— start —

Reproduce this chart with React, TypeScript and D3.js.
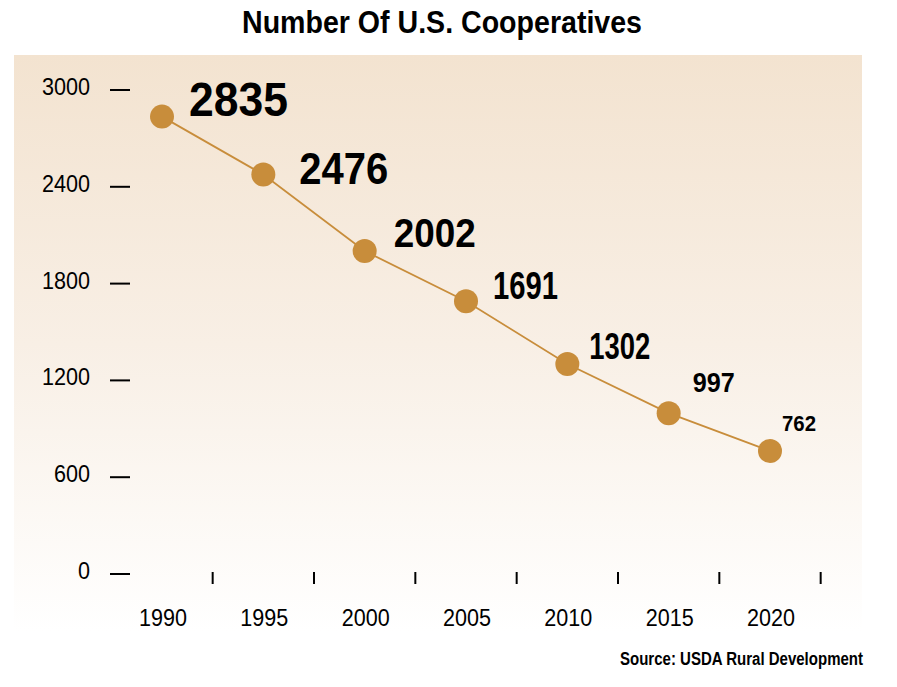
import React from "react";
import * as d3 from "d3";

const years = [1990, 1995, 2000, 2005, 2010, 2015, 2020];
const counts = [2835, 2476, 2002, 1691, 1302, 997, 762];
const yTicks = [0, 600, 1200, 1800, 2400, 3000];
const xTickYears = [1992.5, 1997.5, 2002.5, 2007.5, 2012.5, 2017.5, 2022.5];
// label styling: font size, rendered width and offset from point
const labelSizes = [49, 45, 40, 39, 36, 28, 22];
const labelWidths = [99, 89, 82, 65, 61, 42, 34];
const labelDx = [27, 36, 29, 27, 22, 24, 12];
const labelDy = [-1, 9, -4, -2, -5, -21, -20];

const W = 897;
const H = 687;
const FONT = "'Liberation Sans', Arial, sans-serif";
const GOLD = "#c88d3b";

export default function App() {
  const x = d3.scaleLinear().domain([1990, 2020]).range([162, 770]);
  const y = d3.scaleLinear().domain([0, 3000]).range([574, 90]);
  const line = d3
    .line<number>()
    .x((_, i) => x(years[i]))
    .y((d) => y(d));

  return (
    <svg
      width={W}
      height={H}
      style={{ position: "absolute", left: 0, top: 0, background: "#fff" }}
    >
      <defs>
        <linearGradient id="bg" x1="0" y1="0" x2="0" y2="1">
          <stop offset="0%" stopColor="#f3e3d0" />
          <stop offset="50%" stopColor="#f8efe5" />
          <stop offset="100%" stopColor="#ffffff" />
        </linearGradient>
      </defs>
      <rect x={14} y={55} width={848} height={577} fill="url(#bg)" />
      <text
        x={242}
        y={33}
        fontFamily={FONT}
        fontWeight="bold"
        fontSize={32}
        textLength={400}
        lengthAdjust="spacingAndGlyphs"
        fill="#000"
      >
        Number Of U.S. Cooperatives
      </text>

      {yTicks.map((t) => (
        <g key={t}>
          <line x1={110} x2={130} y1={y(t)} y2={y(t)} stroke="#000" strokeWidth={2} />
          <text
            transform={`translate(90,${y(t) + 5}) scale(0.92,1)`}
            textAnchor="end"
            fontFamily={FONT}
            fontSize={23.5}
            fill="#000"
          >
            {t}
          </text>
        </g>
      ))}

      {xTickYears.map((t) => (
        <line
          key={t}
          x1={x(t)}
          x2={x(t)}
          y1={572}
          y2={584}
          stroke="#000"
          strokeWidth={2}
        />
      ))}
      {years.map((yr) => (
        <text
          key={yr}
          transform={`translate(${x(yr) + 1},626) scale(0.88,1)`}
          textAnchor="middle"
          fontFamily={FONT}
          fontSize={24.5}
          fill="#000"
        >
          {yr}
        </text>
      ))}

      <path d={line(counts) || ""} fill="none" stroke={GOLD} strokeWidth={1.8} />
      {counts.map((c, i) => (
        <circle key={i} cx={x(years[i])} cy={y(c)} r={12} fill={GOLD} />
      ))}
      {counts.map((c, i) => (
        <text
          key={"l" + i}
          x={x(years[i]) + labelDx[i]}
          y={y(c) + labelDy[i]}
          fontFamily={FONT}
          fontWeight="bold"
          fontSize={labelSizes[i]}
          textLength={labelWidths[i]}
          lengthAdjust="spacingAndGlyphs"
          fill="#000"
        >
          {c}
        </text>
      ))}

      <text
        x={620}
        y={665}
        fontFamily={FONT}
        fontWeight="bold"
        fontSize={18}
        textLength={243}
        lengthAdjust="spacingAndGlyphs"
        fill="#000"
      >
        Source: USDA Rural Development
      </text>
    </svg>
  );
}
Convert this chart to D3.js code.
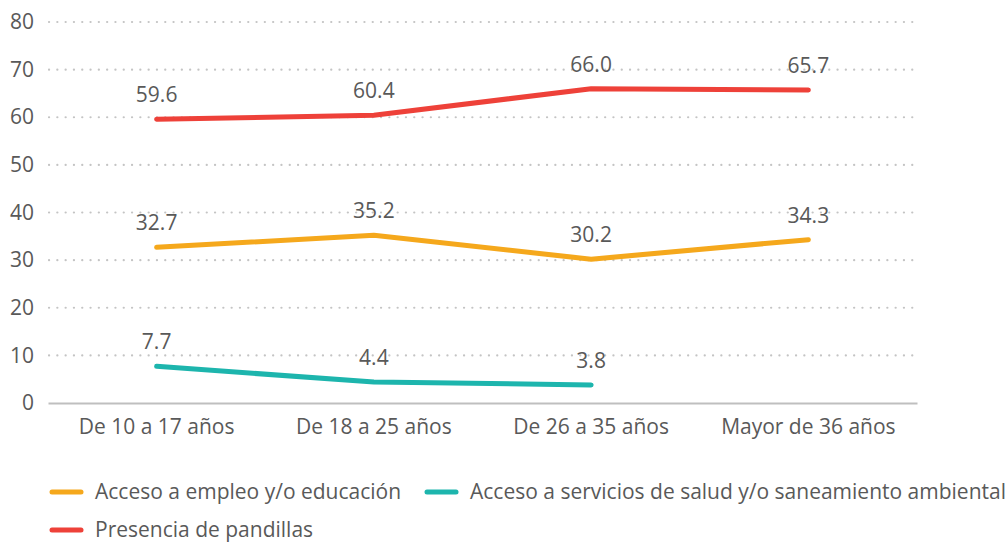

— end —

# [Do this]
Reproduce each line exactly as it appears, omitting the pictures.

# [Correct answer]
Reproduce this chart with React, TypeScript and D3.js.
import React from "react";
import * as d3 from "d3";

const years = [1990, 1995, 2000, 2005, 2010, 2015, 2020];
const counts = [2835, 2476, 2002, 1691, 1302, 997, 762];
const yTicks = [0, 600, 1200, 1800, 2400, 3000];
const xTickYears = [1992.5, 1997.5, 2002.5, 2007.5, 2012.5, 2017.5, 2022.5];
// label styling: font size, rendered width and offset from point
const labelSizes = [49, 45, 40, 39, 36, 28, 22];
const labelWidths = [99, 89, 82, 65, 61, 42, 34];
const labelDx = [27, 36, 29, 27, 22, 24, 12];
const labelDy = [-1, 9, -4, -2, -5, -21, -20];

const W = 897;
const H = 687;
const FONT = "'Liberation Sans', Arial, sans-serif";
const GOLD = "#c88d3b";

export default function App() {
  const x = d3.scaleLinear().domain([1990, 2020]).range([162, 770]);
  const y = d3.scaleLinear().domain([0, 3000]).range([574, 90]);
  const line = d3
    .line<number>()
    .x((_, i) => x(years[i]))
    .y((d) => y(d));

  return (
    <svg
      width={W}
      height={H}
      style={{ position: "absolute", left: 0, top: 0, background: "#fff" }}
    >
      <defs>
        <linearGradient id="bg" x1="0" y1="0" x2="0" y2="1">
          <stop offset="0%" stopColor="#f3e3d0" />
          <stop offset="50%" stopColor="#f8efe5" />
          <stop offset="100%" stopColor="#ffffff" />
        </linearGradient>
      </defs>
      <rect x={14} y={55} width={848} height={577} fill="url(#bg)" />
      <text
        x={242}
        y={33}
        fontFamily={FONT}
        fontWeight="bold"
        fontSize={32}
        textLength={400}
        lengthAdjust="spacingAndGlyphs"
        fill="#000"
      >
        Number Of U.S. Cooperatives
      </text>

      {yTicks.map((t) => (
        <g key={t}>
          <line x1={110} x2={130} y1={y(t)} y2={y(t)} stroke="#000" strokeWidth={2} />
          <text
            transform={`translate(90,${y(t) + 5}) scale(0.92,1)`}
            textAnchor="end"
            fontFamily={FONT}
            fontSize={23.5}
            fill="#000"
          >
            {t}
          </text>
        </g>
      ))}

      {xTickYears.map((t) => (
        <line
          key={t}
          x1={x(t)}
          x2={x(t)}
          y1={572}
          y2={584}
          stroke="#000"
          strokeWidth={2}
        />
      ))}
      {years.map((yr) => (
        <text
          key={yr}
          transform={`translate(${x(yr) + 1},626) scale(0.88,1)`}
          textAnchor="middle"
          fontFamily={FONT}
          fontSize={24.5}
          fill="#000"
        >
          {yr}
        </text>
      ))}

      <path d={line(counts) || ""} fill="none" stroke={GOLD} strokeWidth={1.8} />
      {counts.map((c, i) => (
        <circle key={i} cx={x(years[i])} cy={y(c)} r={12} fill={GOLD} />
      ))}
      {counts.map((c, i) => (
        <text
          key={"l" + i}
          x={x(years[i]) + labelDx[i]}
          y={y(c) + labelDy[i]}
          fontFamily={FONT}
          fontWeight="bold"
          fontSize={labelSizes[i]}
          textLength={labelWidths[i]}
          lengthAdjust="spacingAndGlyphs"
          fill="#000"
        >
          {c}
        </text>
      ))}

      <text
        x={620}
        y={665}
        fontFamily={FONT}
        fontWeight="bold"
        fontSize={18}
        textLength={243}
        lengthAdjust="spacingAndGlyphs"
        fill="#000"
      >
        Source: USDA Rural Development
      </text>
    </svg>
  );
}
Convert this chart to D3.js code.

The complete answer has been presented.